Что, если однажды тебя захватят врасплох и выставят напоказ, тебе уже никогда не спрятаться. Тогда не будет уже никакой разницы между общественной и личной жизнью.
Что, если ты сможешь иметь достаточно, тебе не захочется большего.
Что, если ты приобретешь и достигнешь, тебе уже не захочется приобретать сверх того, что есть.
Если ты высыпаешься и нормально ешь, большего и не нужно.
Если есть люди, которые тебя любят, тебе не нужно еще любви.
Когда-нибудь ты станешь взрослым и умным.
И будешь заниматься сексом – столько, сколько захочется.
Теперь у мальчика появилась цель. Иллюзия на всю оставшуюся жизнь. Обещание чего-то большего – перспективы, которые он разглядел в улыбке толстого парня на снимках.
И после этого каждый раз, когда ему было грустно, страшно или одиноко, каждый раз, когда он просыпался ночью в доме новых приемных родителей, в мокрой постели, с бешено бьющимся сердцем, каждый раз, когда ему приходилось идти в новую школу, каждый раз, когда мама его находила и приезжала за ним, в каждом сыром и промозглом номере в очередном отеле, в каждой новой, взятой напрокат машине, – мальчик вспоминал о тех двенадцати снимках, где толстый парень подставлял задницу обезьяне. Вспоминал и сразу же успокаивался. Потому что он видел, глупый маленький засранец, каким храбрым, сильным и счастливым может быть человек.
Что пытка есть пытка, а унижение есть унижение, только если ты сам выбираешь, что будешь страдать.
«Спаситель» – не совсем верное слово, но это первое, что приходит на ум.
И вот что забавно: если кто-то спасает тебя, первый порыв – тоже кого-нибудь спасти. Всех и каждого.
Маленький мальчик не знал имени того парня на снимках. Но его улыбка запомнилась на всю жизнь.
«Герой» – не совсем верное слово, но это первое, что приходит на ум.
Глава 6
Когда в следующий раз я прихожу к маме в больницу, я по-прежнему – Фред Хастингс, ее давний государственный защитник, и все это время, пока я с ней, она болтает без умолку. Потом я ей говорю, что я еще не женат, и она говорит, что это не дело.

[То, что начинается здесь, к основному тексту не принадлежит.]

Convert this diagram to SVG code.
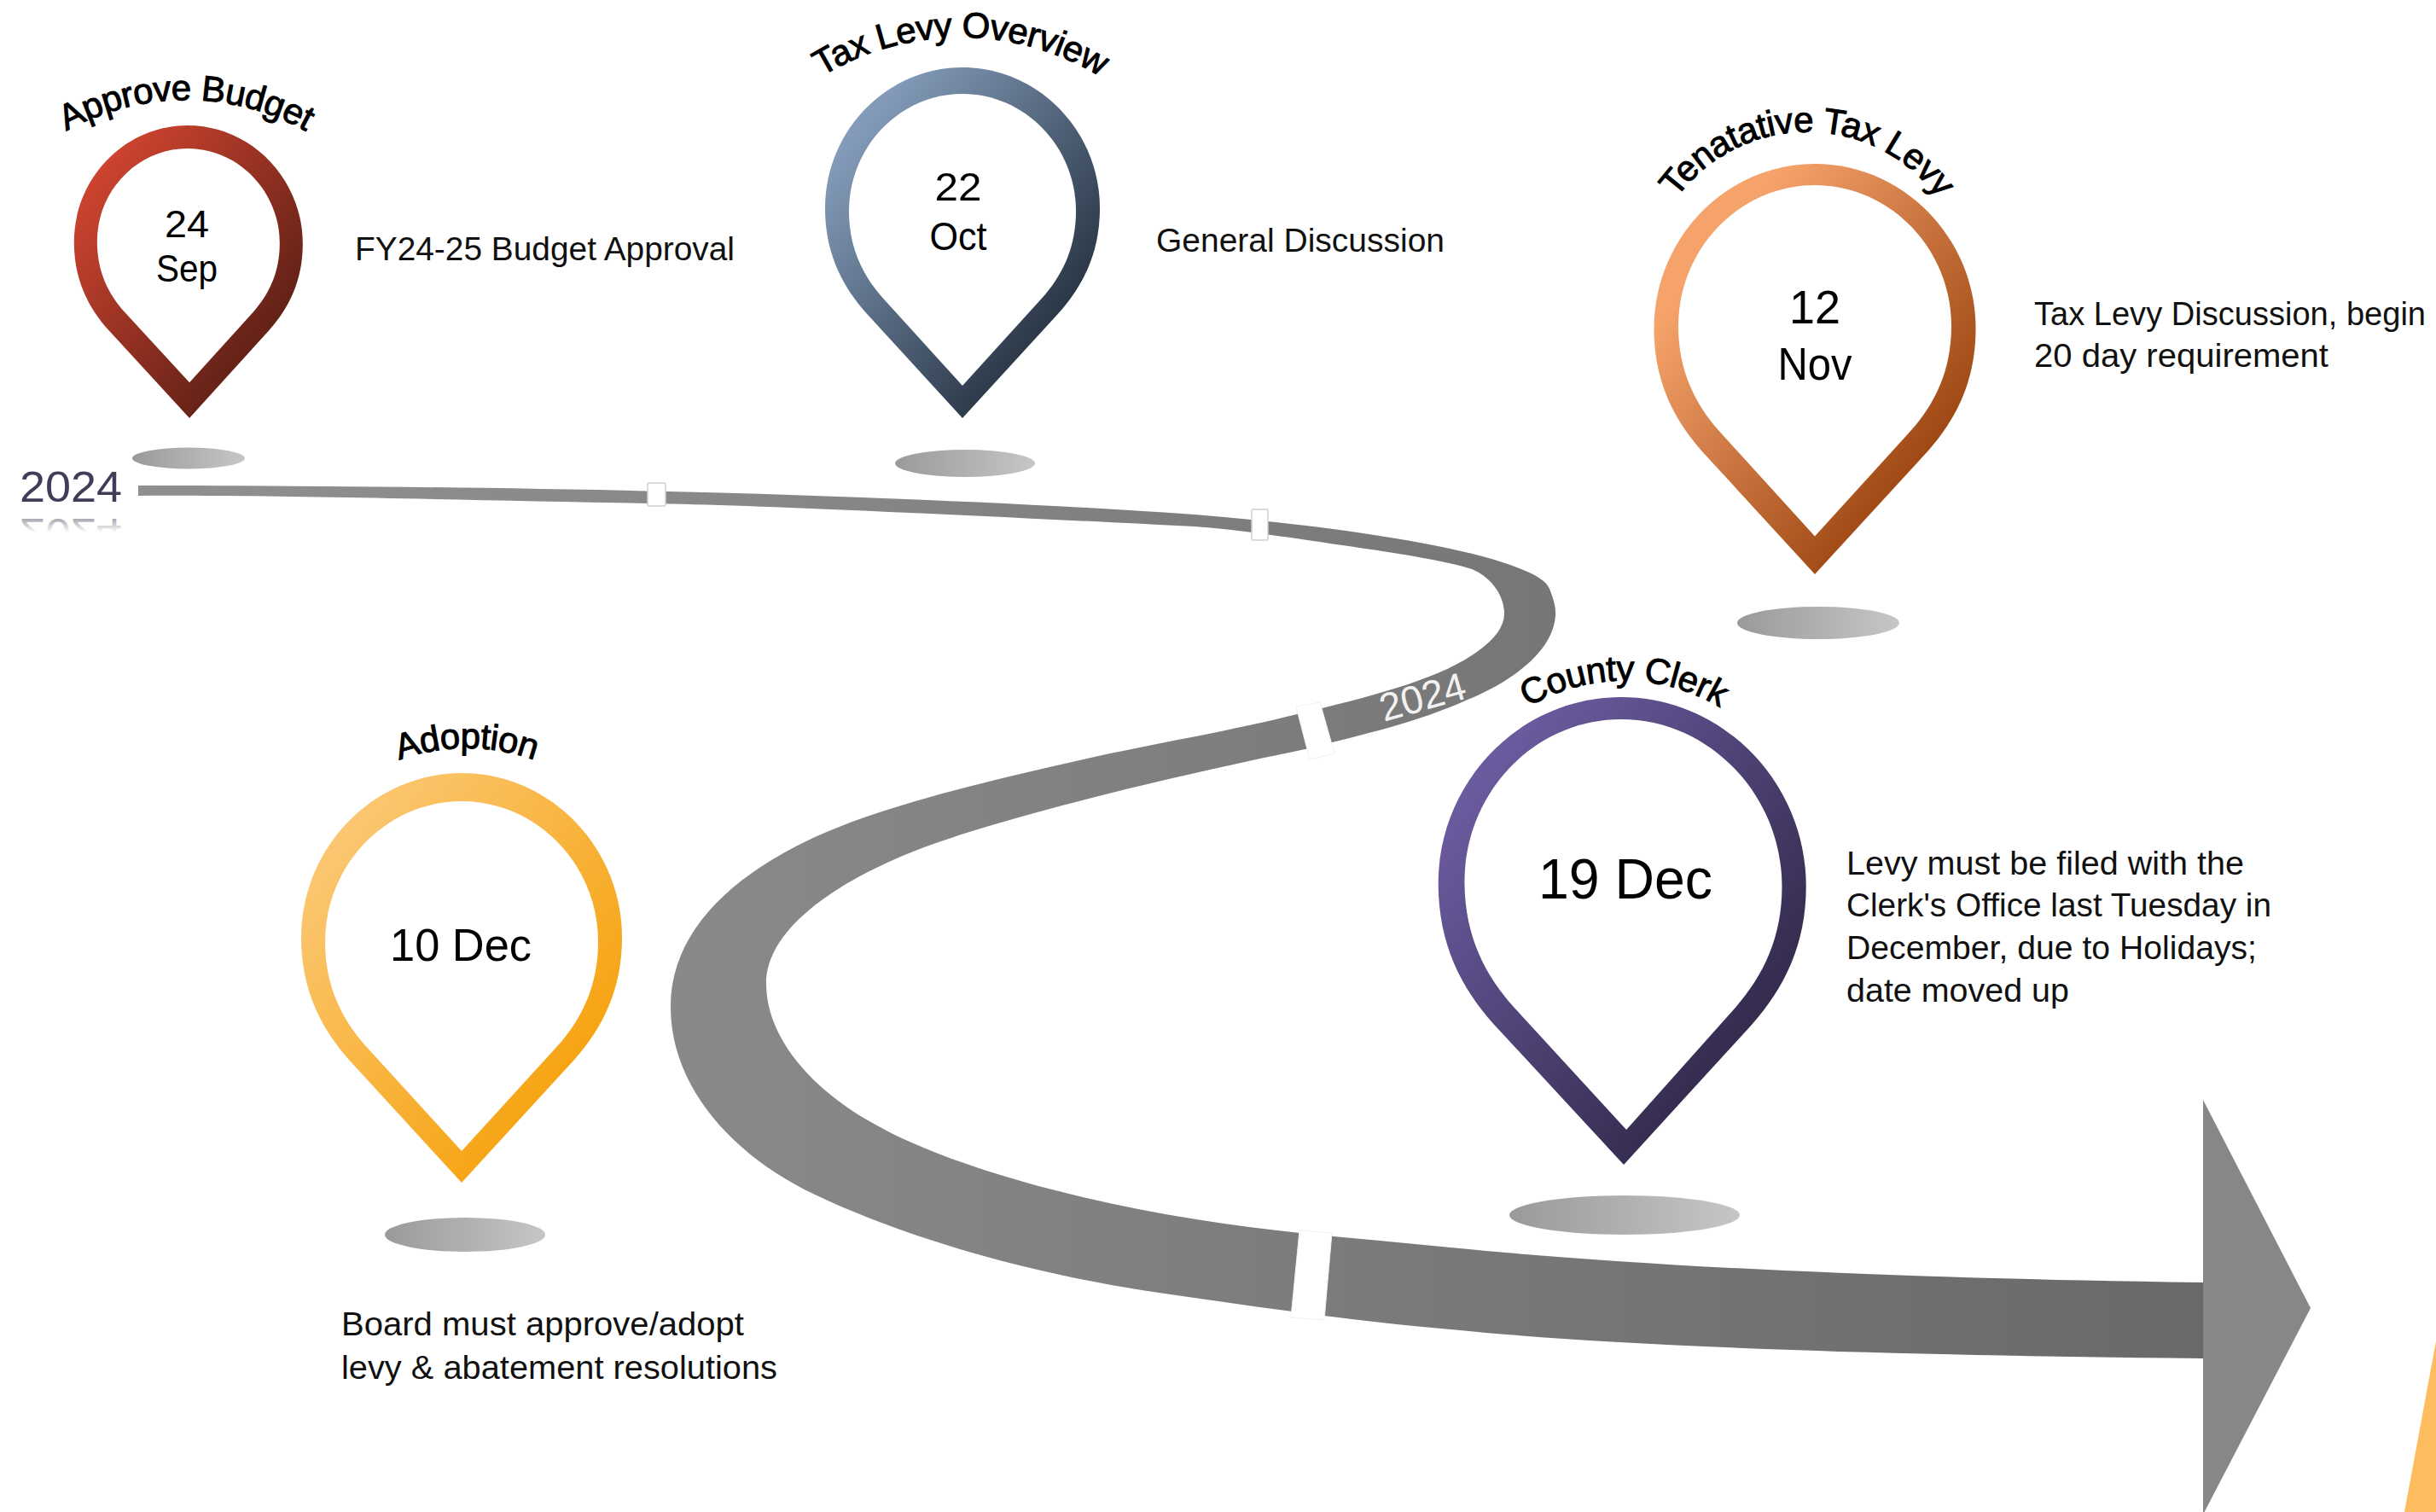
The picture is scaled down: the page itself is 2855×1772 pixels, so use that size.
<svg xmlns="http://www.w3.org/2000/svg" width="2855" height="1772" viewBox="0 0 2855 1772">
<style>
text{font-family:"Liberation Sans",Arial,sans-serif;fill:#000}
.arc{font-size:42px;stroke:#000;stroke-width:1px;letter-spacing:-.6px;text-anchor:middle}
.date{text-anchor:middle}
.body{font-size:38px;fill:#111}
.tick{fill:#fff;stroke:#cfcfcf;stroke-width:1.5}
.tick-big{fill:#fff;stroke:#f0f0f0;stroke-width:1}
.inner{fill:#fff}
.shadow{fill:url(#gShadow)}
</style>
<defs>
<path id="pin" d="M0,254 L-70,178 C-88,158 -100,134 -100,102 C-100,46 -55,0 0,0 C55,0 100,46 100,102 C100,134 88,158 70,178 Z"/>
<linearGradient id="gRed" x1="0" y1="0" x2="1" y2="1"><stop offset=".12" stop-color="#cf4430"/><stop offset=".88" stop-color="#521c13"/></linearGradient>
<linearGradient id="gBlue" x1="0" y1="0" x2="1" y2="1"><stop offset=".15" stop-color="#839bb9"/><stop offset=".88" stop-color="#1c2734"/></linearGradient>
<linearGradient id="gOrange" x1="0" y1="0" x2="1" y2="1"><stop offset=".2" stop-color="#f5a26b"/><stop offset=".8" stop-color="#9c4510"/></linearGradient>
<linearGradient id="gYellow" x1="0" y1="0" x2="1" y2="1"><stop offset=".15" stop-color="#fbc66f"/><stop offset=".8" stop-color="#f6a310"/></linearGradient>
<linearGradient id="gPurple" x1="0" y1="0" x2="1" y2="1"><stop offset=".15" stop-color="#6a5a9e"/><stop offset=".85" stop-color="#2e2645"/></linearGradient>
<linearGradient id="gShadow" x1="0" y1="0" x2="1" y2="0"><stop offset="0" stop-color="#9a9a9a"/><stop offset="1" stop-color="#c6c6c6"/></linearGradient>
<linearGradient id="gRoad" gradientUnits="userSpaceOnUse" x1="162" y1="0" x2="2582" y2="0"><stop offset="0" stop-color="#8f8f8f"/><stop offset=".3" stop-color="#888"/><stop offset=".65" stop-color="#787878"/><stop offset="1" stop-color="#696969"/></linearGradient>
<linearGradient id="gRefl" gradientUnits="userSpaceOnUse" x1="0" y1="588" x2="0" y2="572"><stop offset="0" stop-color="#a8a8b0"/><stop offset="1" stop-color="#fff"/></linearGradient>
<path id="a1" d="M34,184 A287,287 0 0 1 402,184"/>
<path id="a2" d="M925,117 A313,313 0 0 1 1327,117"/>
<path id="a3" d="M1931,311 A190,190 0 0 1 2305,311"/>
<path id="a4" d="M431,908 A232,232 0 0 1 663,908"/>
<path id="a5" d="M1737,875 A217,217 0 0 1 2069,875"/>
</defs>
<rect width="2855" height="1772" fill="#fff"/>
<g id="connectors">
<path id="road" fill="url(#gRoad)" d="M162,569 C500,569 1000,575 1400,603 C1550,615 1700,637 1770,662 C1798,672 1812,680 1816,690 C1820,700 1824,712 1823,722 C1820,760 1780,795 1720,820 C1660,847 1600,860 1530,878 C1400,905 1200,950 1083,993 C990,1028 898,1085 898,1153 C898,1215 950,1275 1019,1314 C1100,1362 1250,1405 1402,1429 C1500,1445 1600,1452 1700,1462 C1900,1482 2200,1498 2582,1503 L2582,1592 C2200,1588 1900,1578 1700,1558 C1580,1548 1450,1528 1338,1512 C1200,1490 1060,1450 955,1400 C860,1355 786,1275 786,1180 C786,1090 860,1025 955,981 C1040,943 1150,917 1274,889 C1350,872 1450,855 1520,837 C1600,818 1680,798 1725,768 C1750,752 1764,735 1763,717 C1762,695 1745,675 1725,667 C1705,660 1650,650 1600,643 C1560,637 1450,620 1400,617 C1200,607 900,592 760,590 C500,585 300,580 162,581 Z"/>
<polygon id="arrowhead" fill="#878787" points="2582,1289 2708,1533 2582,1775"/>
<rect class="tick" x="759" y="566" width="21" height="27" rx="2"/>
<rect class="tick" x="1467" y="597" width="19" height="36" rx="1"/>
<polygon class="tick-big" points="1519,828 1547,823 1564,883 1535,890"/>
<polygon class="tick-big" points="1523,1442 1561,1445 1552,1547 1513,1544"/>
<text id="road-year" x="1622" y="846" font-size="46" transform="rotate(-15.8 1622 846)" textLength="103" lengthAdjust="spacingAndGlyphs" style="fill:#f2f2f2">2024</text>
</g>
<g id="start-year">
<text x="23" y="588" font-size="50" textLength="120" lengthAdjust="spacingAndGlyphs" style="fill:#3f3d58">2024</text>
<text x="23" y="588" font-size="50" textLength="120" lengthAdjust="spacingAndGlyphs" transform="matrix(1 0 0 -1 0 1196)" style="fill:url(#gRefl)">2024</text>
</g>
<g id="node-approve-budget">
<ellipse class="shadow" cx="221" cy="537" rx="66" ry="12.5"/>
<use href="#pin" fill="url(#gRed)" transform="matrix(1.34 0 .008 1.35 220 147)"/>
<use href="#pin" class="inner" transform="matrix(1.07 0 .008 1.08 220 174)"/>
<text class="arc"><textPath href="#a1" startOffset="50%">Approve Budget</textPath></text>
<text class="date" x="219" y="278" font-size="45" textLength="52" lengthAdjust="spacingAndGlyphs">24</text>
<text class="date" x="219" y="330" font-size="44" textLength="72" lengthAdjust="spacingAndGlyphs">Sep</text>
<text class="body" x="416" y="305" textLength="445" lengthAdjust="spacingAndGlyphs">FY24-25 Budget Approval</text>
</g>
<g id="node-tax-levy-overview">
<ellipse class="shadow" cx="1131" cy="543" rx="82" ry="16"/>
<use href="#pin" fill="url(#gBlue)" transform="translate(1128,79) scale(1.61,1.618)"/>
<use href="#pin" class="inner" transform="translate(1128,110) scale(1.33,1.346)"/>
<text class="arc"><textPath href="#a2" startOffset="50%">Tax Levy Overview</textPath></text>
<text class="date" x="1123" y="235" font-size="47" textLength="55" lengthAdjust="spacingAndGlyphs">22</text>
<text class="date" x="1123" y="293" font-size="46" textLength="67" lengthAdjust="spacingAndGlyphs">Oct</text>
<text class="body" x="1355" y="295" textLength="338" lengthAdjust="spacingAndGlyphs">General Discussion</text>
</g>
<g id="node-tentative-tax-levy">
<ellipse class="shadow" cx="2131" cy="730" rx="95" ry="19"/>
<use href="#pin" fill="url(#gOrange)" transform="translate(2127,192) scale(1.885,1.894)"/>
<use href="#pin" class="inner" transform="translate(2127,217) scale(1.6,1.62)"/>
<text class="arc"><textPath href="#a3" startOffset="50%">Tenatative Tax Levy</textPath></text>
<text class="date" x="2127" y="379" font-size="56" textLength="60" lengthAdjust="spacingAndGlyphs">12</text>
<text class="date" x="2127" y="445" font-size="54" textLength="87" lengthAdjust="spacingAndGlyphs">Nov</text>
<text class="body" x="2384" y="381" textLength="459" lengthAdjust="spacingAndGlyphs">Tax Levy Discussion, begin</text>
<text class="body" x="2384" y="430" textLength="345" lengthAdjust="spacingAndGlyphs">20 day requirement</text>
</g>
<g id="node-adoption">
<ellipse class="shadow" cx="545" cy="1447" rx="94" ry="20"/>
<use href="#pin" fill="url(#gYellow)" transform="translate(541,906) scale(1.88,1.89)"/>
<use href="#pin" class="inner" transform="translate(541,939) scale(1.6,1.614)"/>
<text class="arc"><textPath href="#a4" startOffset="50%">Adoption</textPath></text>
<text class="date" x="540" y="1126" font-size="54" textLength="166" lengthAdjust="spacingAndGlyphs">10 Dec</text>
<text class="body" x="400" y="1565" textLength="472" lengthAdjust="spacingAndGlyphs">Board must approve/adopt</text>
<text class="body" x="400" y="1616" textLength="511" lengthAdjust="spacingAndGlyphs">levy &amp; abatement resolutions</text>
</g>
<g id="node-county-clerk">
<ellipse class="shadow" cx="1904" cy="1424" rx="135" ry="23"/>
<use href="#pin" fill="url(#gPurple)" transform="matrix(2.155 0 .012 2.157 1900 817)"/>
<use href="#pin" class="inner" transform="matrix(1.86 0 .024 1.894 1900 843)"/>
<text class="arc"><textPath href="#a5" startOffset="50%">County Clerk</textPath></text>
<text class="date" x="1905" y="1053" font-size="66" textLength="204" lengthAdjust="spacingAndGlyphs">19 Dec</text>
<text class="body" x="2164" y="1025" textLength="466" lengthAdjust="spacingAndGlyphs">Levy must be filed with the</text>
<text class="body" x="2164" y="1074" textLength="498" lengthAdjust="spacingAndGlyphs">Clerk's Office last Tuesday in</text>
<text class="body" x="2164" y="1124" textLength="481" lengthAdjust="spacingAndGlyphs">December, due to Holidays;</text>
<text class="body" x="2164" y="1174" textLength="261" lengthAdjust="spacingAndGlyphs">date moved up</text>
</g>
<polygon id="corner-accent" fill="#fdbc5e" points="2855,1572 2855,1772 2818,1772"/>
</svg>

Потом она включает телевизор, какую-то мыльную оперу, ну, вы знаете… когда настоящие люди притворяются ненастоящими, с их надуманными проблемами, и настоящие люди все это смотрят и переживают надуманные проблемы ненастоящих людей, чтобы забыть о своих настоящих проблемах.
В следующий раз я по-прежнему Фред, но уже женатый и с тремя детьми. Это уже лучше, но трое детей… Трое – это уже слишком. Надо двоих, и хватит, говорит она.
В следующий раз у меня двое детей.
И с каждым разом от мамы остается все меньше и меньше.
Высохшая куколка под одеялом.
Но с другой стороны, и на стуле рядом с больничной койкой – с каждым разом все меньше и меньше Виктора Манчини.
В следующий раз я – снова я, и уже через пару минут мама звонит, вызывает сестру, чтобы она меня проводила до выхода. Мы оба молчим, но когда я беру пальто, она вдруг говорит:
– Виктор?
Она говорит:
– Я должна тебе что-то сказать.
Она долго катает в пальцах шерстинку, выдернутую из одеяла, а потом поднимает глаза и говорит:
– Тут ко мне приходил Фред Хастингс. Ты помнишь Фреда?
Да, помню.
Сейчас он женат, у него двое детей. Так приятно, говорит мама, что у хороших людей все получается.
– Я ему посоветовала купить землю, – говорит мама, – теперь они совершенно об этом не думают.
Я уточняю, кто такие «они», и она снова звонит, чтобы вызвать сестру.